There's a general principle at work here: You can't deliver privileged access to everyone.

Thursday, May 8, 2008

Connect the dots and the world will follow

Musing about connectivity and intelligence put me in mind of one of my favorite branches of mathematics (yep, I'm a geek -- that's "favorite branches of mathematics", plural): graph theory.

For those unfamiliar with the game, here's how it works. Take a bunch of dots and connect them with lines. The lines don't have to be straight, and they can cross each other. You can move the dots around however you like to make the picture clearer. All that matters is what's connected to what. If dot A is connected to dot B, it doesn't matter here how many lines you drew between the two, so let's just say there's never more than one. From this simple setup come many deep and interesting results (interesting to a math geek, at least).

Suppose you can connect each dot to at most one other dot (if you can't connect them at all, you've just got dots). In that case, you'll always end up with some number (maybe zero) of loose dots, and some number (maybe zero) of pairs of dots connected by a line.

Suppose you can connect each dot to at most two other dots. Then (after maybe re-arranging to get a clearer picture) you'll get three different things: loose dots, connected pairs and rings of three or more dots.

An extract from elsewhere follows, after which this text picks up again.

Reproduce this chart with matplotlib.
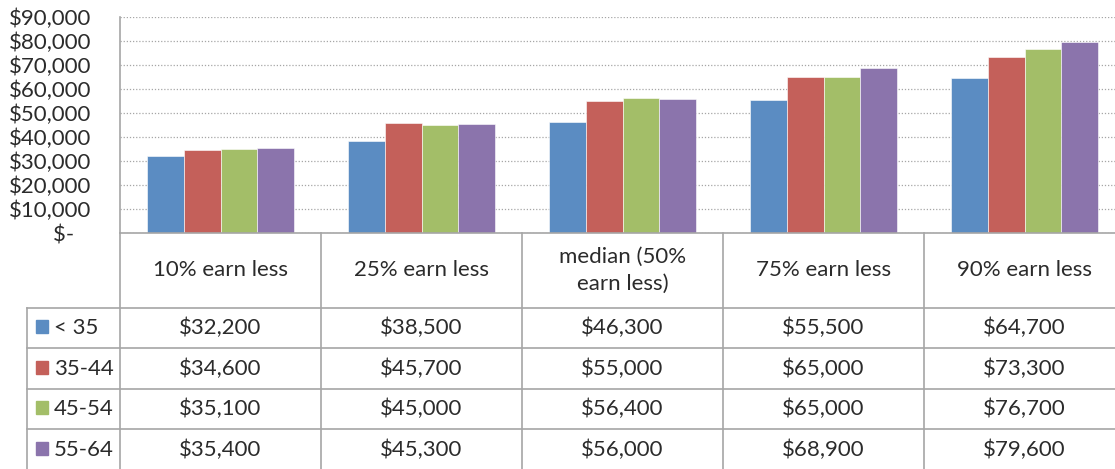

Now suppose you can connect each dot to at most three other dots. There are now infinitely many different possibilities, almost all of which are completely unknown except in a broad statistical sense. Even telling if two arrangements are the same or different is (in general) an intractable problem. Or at least we're pretty sure it is.

What if you can connect each dot to up to four (or five, or a million) different dots. Have you gained much? Not really. You can take any dot with more than three lines out and replace it with a ring of dots, each with one line out to the rest of the world.

In short, there are effectively only four levels of connectivity: zero (boring), one (boring), two (pretty boring) and three or more (infinitely complex). How connected the world is really only matters at one critical point.